ESL student paper comes in second at international conference
Connor Jenkins, 2nd year PhD student at the ElectroScience Laboratory (ESL), received second place in the Ernest K. Smith USNC-URSI Student Paper Competition at the National Radio Science Meeting.
National Radio Science Meeting is an open scientific meeting sponsored by the U.S. National Committee (USNC) for the International Union of Radio Science (IURS). The USNC-URSI is appointed by the National Academies of Sciences, Engineering and Medicine, and represents U.S. radio scientists in URSI. Jenkins presented the paper at the National Radio Science Meeting in Boulder, Colorado.
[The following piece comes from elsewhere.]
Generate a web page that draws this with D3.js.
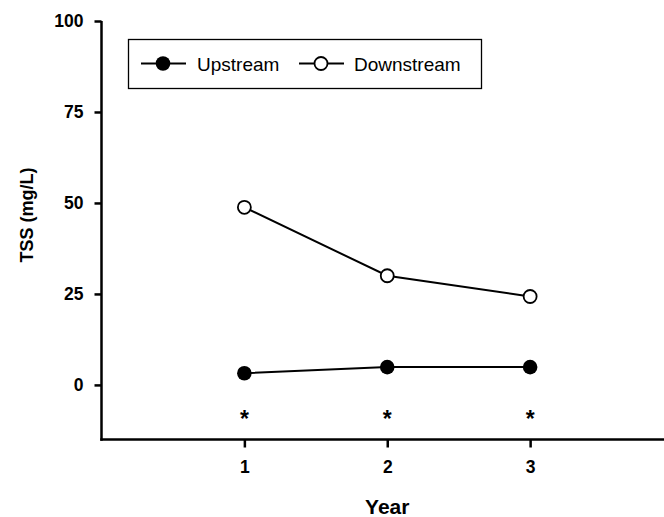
<!DOCTYPE html>
<html><head><meta charset="utf-8">
<script src="https://cdn.jsdelivr.net/npm/d3@7"></script>
<style>body{margin:0;background:#fff}svg{display:block}text{font-family:"Liberation Sans",Arial,sans-serif}</style>
</head><body><svg id="c" width="664" height="517"></svg>
<script>
const years = [1, 2, 3];
const upstream = [3.2, 4.9, 4.9];
const downstream = [48.8, 30.0, 24.3];
const yTicks = [0, 25, 50, 75, 100];
const xTicks = [1, 2, 3];
const sigMarks = ["*", "*", "*"];

const svg = d3.select("#c");
const x = d3.scaleLinear().domain([0, 4]).range([101.5, 673]);
const y = d3.scaleLinear().domain([-15, 100]).range([439.5, 21]);

// axes
const yAxis = svg.append("g").attr("transform", `translate(${x(0)},0)`)
  .call(d3.axisLeft(y).tickValues(yTicks).tickFormat(d3.format("d")).tickSize(7).tickPadding(11).tickSizeOuter(0));
const xAxis = svg.append("g").attr("transform", `translate(0,${y(-15)})`)
  .call(d3.axisBottom(x).tickValues(xTicks).tickFormat(d3.format("d")).tickSize(8).tickPadding(13).tickSizeOuter(0));
[yAxis, xAxis].forEach(g => {
  g.attr("font-size", null).attr("font-family", null);
  g.select(".domain").attr("stroke", "#000").attr("stroke-width", 2.5);
  g.selectAll(".tick line").attr("stroke", "#000").attr("stroke-width", 2.5);
  g.selectAll(".tick text").attr("fill", "#000").attr("font-size", 17.5).attr("font-weight", "bold");
});
yAxis.select(".domain").attr("d", `M0,${y(-15)+1.25}V${y(100)}`);
xAxis.select(".domain").attr("d", `M${x(0)-1.25},0H${x(4)}`);

// lines
const line = d3.line().x((d, i) => x(years[i])).y(d => y(d));
svg.append("path").attr("d", line(downstream)).attr("fill", "none").attr("stroke", "#000").attr("stroke-width", 2);
svg.append("path").attr("d", line(upstream)).attr("fill", "none").attr("stroke", "#000").attr("stroke-width", 2);

svg.selectAll(".dn").data(downstream).enter().append("circle")
  .attr("cx", (d, i) => x(years[i])).attr("cy", d => y(d)).attr("r", 6.5)
  .attr("fill", "#fff").attr("stroke", "#000").attr("stroke-width", 1.8);
svg.selectAll(".up").data(upstream).enter().append("circle")
  .attr("cx", (d, i) => x(years[i])).attr("cy", d => y(d)).attr("r", 7.3)
  .attr("fill", "#000");

// significance asterisks
svg.selectAll(".sig").data(sigMarks).enter().append("text")
  .attr("x", (d, i) => x(years[i])).attr("y", y(-8.5) + 11)
  .attr("text-anchor", "middle").attr("font-size", 23).attr("font-weight", "bold").text(d => d);

// axis titles
svg.append("text").attr("transform", `translate(33,215) rotate(-90)`).attr("text-anchor", "middle")
  .attr("font-size", 18).attr("font-weight", "bold").text("TSS (mg/L)");
svg.append("text").attr("x", x(2)).attr("y", 514).attr("text-anchor", "middle")
  .attr("font-size", 21).attr("font-weight", "bold").text("Year");

// legend
const lg = svg.append("g");
lg.append("rect").attr("x", 128.5).attr("y", 39.5).attr("width", 353).attr("height", 49)
  .attr("fill", "#fff").attr("stroke", "#000").attr("stroke-width", 1.3);
const ly = 63.5;
lg.append("line").attr("x1", 141).attr("x2", 186).attr("y1", ly).attr("y2", ly).attr("stroke", "#000").attr("stroke-width", 2);
lg.append("circle").attr("cx", 163).attr("cy", ly).attr("r", 7.3).attr("fill", "#000");
lg.append("text").attr("x", 197).attr("y", ly + 7).attr("font-size", 19).text("Upstream");
lg.append("line").attr("x1", 299).attr("x2", 344).attr("y1", ly).attr("y2", ly).attr("stroke", "#000").attr("stroke-width", 2);
lg.append("circle").attr("cx", 321).attr("cy", ly).attr("r", 6.5).attr("fill", "#fff").attr("stroke", "#000").attr("stroke-width", 1.8);
lg.append("text").attr("x", 354).attr("y", ly + 7).attr("font-size", 19).text("Downstream");
</script></body></html>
Even after having to unexpectedly present virtually, he finished in second and won a prize of $750.
His paper, "Dual-Layer Magnetoinductive Waveguide for Wearable Wireless Body Area Networks", introduces the first wearable magnetoinductive waveguide (MIW) for Wireless Body Area Networks that can tolerate mechanical failures and clothing transitions. The waveguide design enables robust, secure and unobtrusive communication across the human body for various applications.
MIWs placed in a planar way upon the human body are most promising but suffer from a large deterioration in minimum loss and operating bandwidth under mechanical failures and clothing transitions. In this work, the authors overcome both limitations via a novel dual-layer planar MIW design that uses two layers of resonant loops stacked upon each other. The paper also presents a 60-70 dB improvement in path loss over state-of-the-art Wireless Body Area Network technology.
Jenkins is a member of the Wearable and Implantable Technologies (WIT) Group at ESL and advised by Professor Asimina Kiourti.
“This is a very well-deserved recognition for Connor,” said Asimina Kiourti. “He has worked really hard on his magnetoinductive waveguide research over the last two years.”
The WIT Group carries out interdisciplinary research at the intersection of electromagnetics, sensors, and medicine. They develop wearables and implants that outperform the existing devices in terms of seamlessness, capabilities and performance.